What needs to be done: Locate and copy each line in the data that contains the word "matplotlib".
——
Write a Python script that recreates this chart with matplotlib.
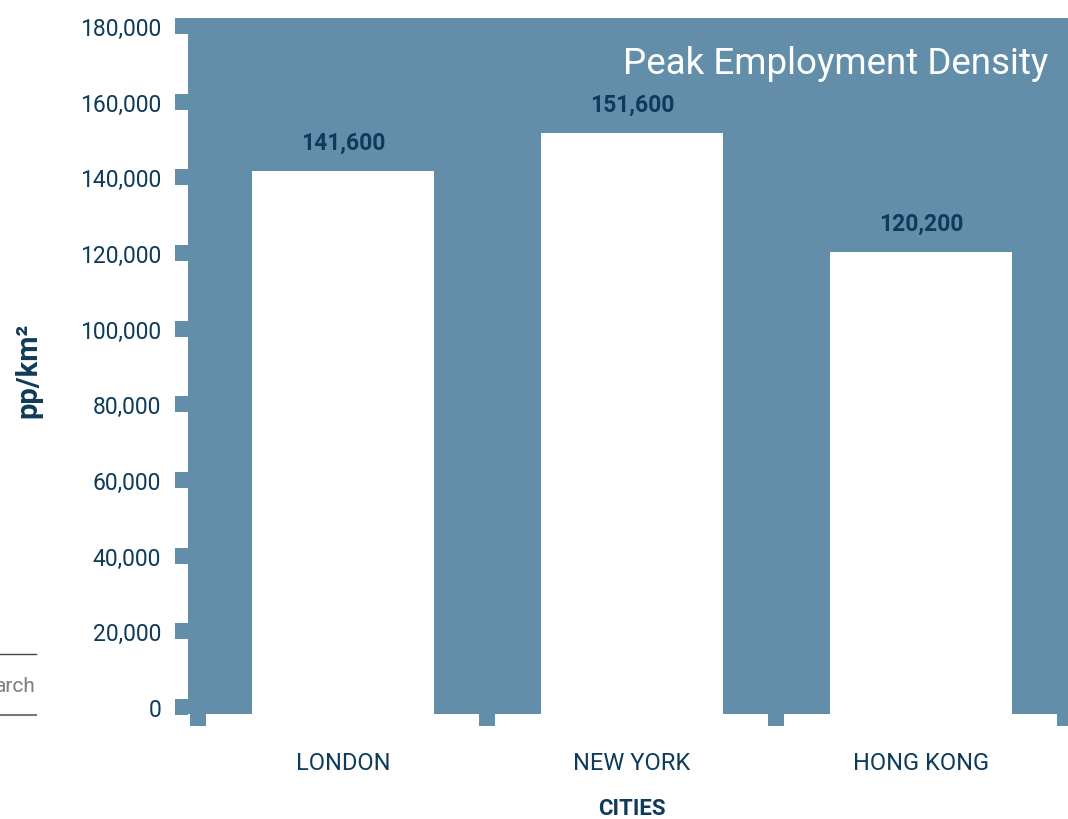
import matplotlib
matplotlib.use("Agg")
import matplotlib.pyplot as plt
from matplotlib.lines import Line2D

cities = ["LONDON", "NEW YORK", "HONG KONG"]
density = [141600, 151600, 120200]
y_ticks = [0, 20000, 40000, 60000, 80000, 100000, 120000, 140000, 160000, 180000]

blue = "#628eaa"
navy = "#0e3b5a"

plt.rcParams['font.family'] = ['Roboto', 'DejaVu Sans']

fig = plt.figure(figsize=(10.68, 8.2), dpi=100)
ax = fig.add_axes([188 / 1068, 1 - 715 / 820, 880 / 1068, 696 / 820])
ax.set_facecolor(blue)

ymin, ymax = -1850, 182100
ax.set_ylim(ymin, ymax)
ax.set_xlim(-0.536, 2.509)

x = list(range(len(cities)))
# white bars run down to the bottom of the blue panel
ax.bar(x, [v - ymin for v in density], bottom=ymin, width=0.63,
       color="white", zorder=2)

for xi, v in zip(x, density):
    ax.annotate(f"{v:,}", (xi, v), xytext=(0, 16), textcoords="offset points",
                ha="center", va="baseline", fontsize=16.5, fontweight="bold",
                color=navy)

for s in ax.spines.values():
    s.set_visible(False)

ax.set_yticks(y_ticks)
ax.set_yticklabels([f"{t:,}" for t in y_ticks])
ax.tick_params(axis="y", length=9.4, width=11.5, color=blue, pad=10,
               labelsize=16.5, labelcolor=navy)

ax.set_xticks(x)
ax.set_xticklabels(cities)
ax.set_xticks([-0.5, 0.5, 1.5, 2.5], minor=True)
ax.tick_params(axis="x", which="major", length=0, pad=27,
               labelsize=17, labelcolor=navy)
ax.tick_params(axis="x", which="minor", length=8.6, width=11.5, color=blue)
for t in ax.get_xticklabels() + ax.get_yticklabels():
    t.set_clip_on(False)

ax.text(0.977, 0.935, "Peak Employment Density", transform=ax.transAxes,
        ha="right", va="center", fontsize=26.5, color="white")

fig.text(632 / 1068, 1 - 809 / 820, "CITIES", ha="center", va="center",
         fontsize=16, fontweight="bold", color=navy)
fig.text(28 / 1068, 1 - 370 / 820, "pp/km²", ha="center", va="center",
         rotation=90, fontsize=21, fontweight="bold", color=navy)

# clipped fragment of a neighbouring element at the left edge
fig.text(36 / 1068, 1 - 687 / 820, "arch", ha="right", va="center",
         fontsize=15, color="#7d7d7d")
fig.add_artist(Line2D([0, 36 / 1068], [1 - 655 / 820] * 2, color="#444444", lw=1))
fig.add_artist(Line2D([0, 36 / 1068], [1 - 716 / 820] * 2, color="#777777", lw=1.5))

fig.savefig("out.png", dpi=100)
——
Full answer:
Write a Python script that recreates this chart with matplotlib.
import matplotlib
matplotlib.use("Agg")
import matplotlib.pyplot as plt
from matplotlib.lines import Line2D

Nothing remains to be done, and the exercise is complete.